Suppose I wanted to change all occurrences of
{{cite book | ... | isbn=123 | ...}} into ... | id=ISBN 123 | ...
or all {{cite book | last=Marx | first=Karl | ...}} into | author=Karl Marx | ...
How would I do that? Apparently template.py can only change the template name (e.g. "cite book" into some other language) and the regexp capability of replace.py quickly makes this a mess, especially when you consider that first=Karl|year=1867|last=Marx is just as valid, and that template calls can contain newlines.
I guess what I want is a robot framework that finds all uses of a specified template (e.g. "cite book") and makes a call to a user-defined function, that receives the template parameters as a dictionary (hash, mapping). Then I could write specific Python code like this:
t[id] = 'ISBN ' + t[isbn] del t[isbn]
t[author] = t[first] + ' ' + t[last] del t[first] del t[last]
This too sounds easy until you consider that parameter values can contain template calls, e.g. {{cite book|...|id={{ISSN|1234-5678}}}}, so simply matching {{.*?}} isn't enough.
And then when the user-defined function returns, the dictionary must be packed back into text, preserving as much as possible of the previous whitespace and newline structure, to minimize the edit diff.
Has anybody tried this?
:)
Trust me, learning how to use python regexp worth it :) (I learned reading this page : http://www.amk.ca/python/howto/regex/ )
In your case, replace.py will do the trick, with something like : "({{cite book[^}]*isbn\s*=\s*)(\d*)" "\1ISBN \2" for the first and both "({{cite book[^}]*)last\s*=\s*(\w*)[^}]*)first\s*=\s*(\w*)" "\1author=\3 \2" "({{cite book[^}]*)first\s*=\s*(\w*)[^}]*)last\s*=\s*(\w*)" "\1author=\2 \3" for the second will work. (but other regexps might also work)
Most of the time, when automated changes are needed, I use replace.py, with a regex. Regular expressions are very, very efficient.
2007/10/9, Lars Aronsson lars@aronsson.se:
Suppose I wanted to change all occurrences of
{{cite book | ... | isbn=123 | ...}} into ... | id=ISBN 123 | ...
or all {{cite book | last=Marx | first=Karl | ...}} into | author=Karl Marx | ...

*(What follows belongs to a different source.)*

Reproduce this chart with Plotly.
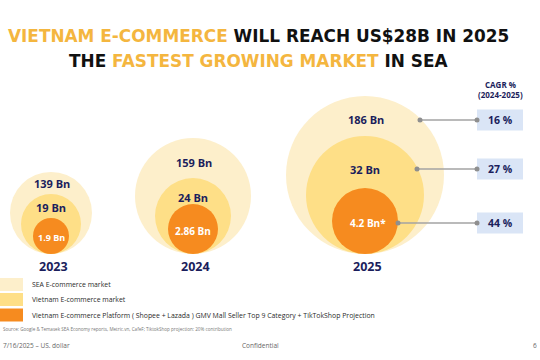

How would I do that? Apparently template.py can only change the template name (e.g. "cite book" into some other language) and the regexp capability of replace.py quickly makes this a mess, especially when you consider that first=Karl|year=1867|last=Marx is just as valid, and that template calls can contain newlines.

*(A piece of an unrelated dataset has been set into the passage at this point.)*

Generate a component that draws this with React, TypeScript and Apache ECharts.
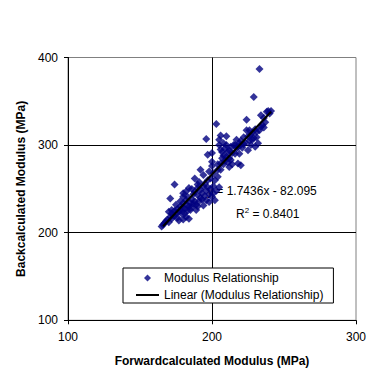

I guess what I want is a robot framework that finds all uses of a specified template (e.g. "cite book") and makes a call to a user-defined function, that receives the template parameters as a dictionary (hash, mapping). Then I could write specific Python code like this:
t[id] = 'ISBN ' + t[isbn] del t[isbn]
t[author] = t[first] + ' ' + t[last] del t[first] del t[last]

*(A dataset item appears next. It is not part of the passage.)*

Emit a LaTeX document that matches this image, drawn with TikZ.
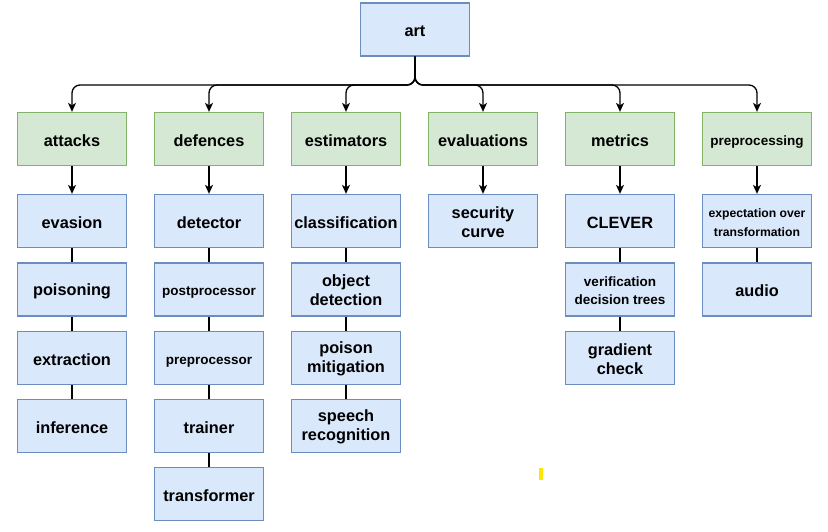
\documentclass[tikz,border=0pt]{standalone}
\usepackage{fontspec}
\setmainfont{Liberation Sans}
\usetikzlibrary{arrows.meta}
\definecolor{bfill}{HTML}{DAE8FC}
\definecolor{bdraw}{HTML}{6C8EBF}
\definecolor{gfill}{HTML}{D5E8D4}
\definecolor{gdraw}{HTML}{82B366}
\definecolor{ymark}{HTML}{FFE600}
\begin{document}
\begin{tikzpicture}[x=1pt,y=-1pt,
 box/.style={draw, line width=1.3pt, minimum width=109pt, minimum height=53pt, inner sep=0pt, align=center, font=\bfseries\fontsize{16.3}{19}\selectfont},
 bbox/.style={box, fill=bfill, draw=bdraw, text height=15pt},
 gbox/.style={box, fill=gfill, draw=gdraw, text height=15pt},
 mbox/.style={box, fill=bfill, draw=bdraw, text height=33pt},
 smalltxt/.style={font=\bfseries\fontsize{13.5}{18.5}\selectfont},
 tinytxt/.style={font=\bfseries\fontsize{12.2}{18.5}\selectfont},
 arr/.style={line width=1.3pt, -{Stealth[length=9pt,width=8pt,inset=2.5pt]}, rounded corners=8pt},
 link/.style={line width=1.3pt}]
\useasboundingbox (0,0) rectangle (828,532);

\node[bbox] (art) at (415,29.5) {art};
\coordinate (bus) at (415,85);

\node[gbox] (attacks) at (72,139) {attacks};
\node[gbox] (defences) at (209,139) {defences};
\node[gbox] (estimators) at (346,139) {estimators};
\node[gbox] (evaluations) at (483,139) {evaluations};
\node[gbox] (metrics) at (620,139) {metrics};
\node[gbox,smalltxt] (preprocessing) at (757,139) {preprocessing};

% column 1
\node[bbox] (evasion) at (72,221) {evasion};
\node[bbox] (poisoning) at (72,289.5) {poisoning};
\node[bbox] (extraction) at (72,358) {extraction};
\node[bbox] (inference) at (72,426) {inference};
% column 2
\node[bbox] (detector) at (209,221) {detector};
\node[bbox,smalltxt] (postprocessor) at (209,289.5) {postprocessor};
\node[bbox,smalltxt] (preprocessor) at (209,358) {preprocessor};
\node[bbox] (trainer) at (209,426) {trainer};
\node[bbox] (transformer) at (209,494) {transformer};
% column 3
\node[bbox] (classification) at (346,221) {classification};
\node[mbox] (objdet) at (346,289.5) {object\\detection};
\node[mbox] (poisonmit) at (346,358) {poison\\mitigation};
\node[mbox] (speech) at (346,426) {speech\\recognition};
% column 4
\node[mbox] (security) at (483,221) {security\\curve};
% column 5
\node[bbox] (clever) at (620,221) {CLEVER};
\node[mbox,smalltxt,text height=30.5pt] (verif) at (620,289.5) {verification\\decision trees};
\node[mbox] (gradient) at (620,358) {gradient\\check};
% column 6
\node[mbox,tinytxt,text height=30.5pt] (eot) at (757,221) {expectation over\\transformation};
\node[bbox] (audio) at (757,289.5) {audio};

% top connectors
\foreach \c in {attacks,defences,estimators,evaluations,metrics,preprocessing}
  \draw[arr] (art.south) -- (bus) -| (\c.north);

% green to first blue
\draw[arr] (attacks) -- (evasion);
\draw[arr] (defences) -- (detector);
\draw[arr] (estimators) -- (classification);
\draw[arr] (evaluations) -- (security);
\draw[arr] (metrics) -- (clever);
\draw[arr] (preprocessing) -- (eot);

% plain links
\draw[link] (evasion) -- (poisoning);
\draw[link] (poisoning) -- (extraction);
\draw[link] (extraction) -- (inference);
\draw[link] (detector) -- (postprocessor);
\draw[link] (postprocessor) -- (preprocessor);
\draw[link] (preprocessor) -- (trainer);
\draw[link] (trainer) -- (transformer);
\draw[link] (classification) -- (objdet);
\draw[link] (objdet) -- (poisonmit);
\draw[link] (poisonmit) -- (speech);
\draw[link] (clever) -- (verif);
\draw[link] (verif) -- (gradient);
\draw[link] (eot) -- (audio);

% yellow mark
\fill[ymark] (539,468) rectangle (543,480);
\end{tikzpicture}
\end{document}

This too sounds easy until you consider that parameter values can contain template calls, e.g. {{cite book|...|id={{ISSN|1234-5678}}}}, so simply matching {{.*?}} isn't enough.
And then when the user-defined function returns, the dictionary must be packed back into text, preserving as much as possible of the previous whitespace and newline structure, to minimize the edit diff.
Has anybody tried this?
-- Lars Aronsson (lars@aronsson.se) Aronsson Datateknik - http://aronsson.se
Pywikipedia-l mailing list Pywikipedia-l@lists.wikimedia.org http://lists.wikimedia.org/mailman/listinfo/pywikipedia-l
Nicolas Dumazet wrote:
Trust me, learning how to use python regexp worth it :) (I learned reading this page : http://www.amk.ca/python/howto/regex/ )
I'm an experienced Perl programmer. I know regexps, even though I'm a beginner in Python.
In your case, replace.py will do the trick, with something like : "({{cite book[^}]*isbn\s*=\s*)(\d*)" "\1ISBN \2" for the first
Sorry, this only works in some cases. Consider a user who thinks the author name should appear in small caps:
{{cite book| author={{sc|Karl Marx}} | isbn=123 }}
Now your [^}]* will fail, because there is a (2nd level) template call between "{{cite book" and "isbn=". Even if it isn't impossible, it *is* a mess to get this right in regexps. That would be fine if it was done *once* in the Python code, but requiring the bot operator to get it right on the replace.py command line for every call, is not realistic.
Now I hear words of a pywikiparser - and that sounds promising. Will that take care of template call parsing? Where can I find it, to try it out?
In addition to this, I believe your regexp will fail where there are linebreaks between "{{cite book" and "isbn=", but this could be fixed by adding a command line option to replace.py that activates Python's re.compile(..., re.MULTILINE), akin to the existing option for re.IGNORECASE.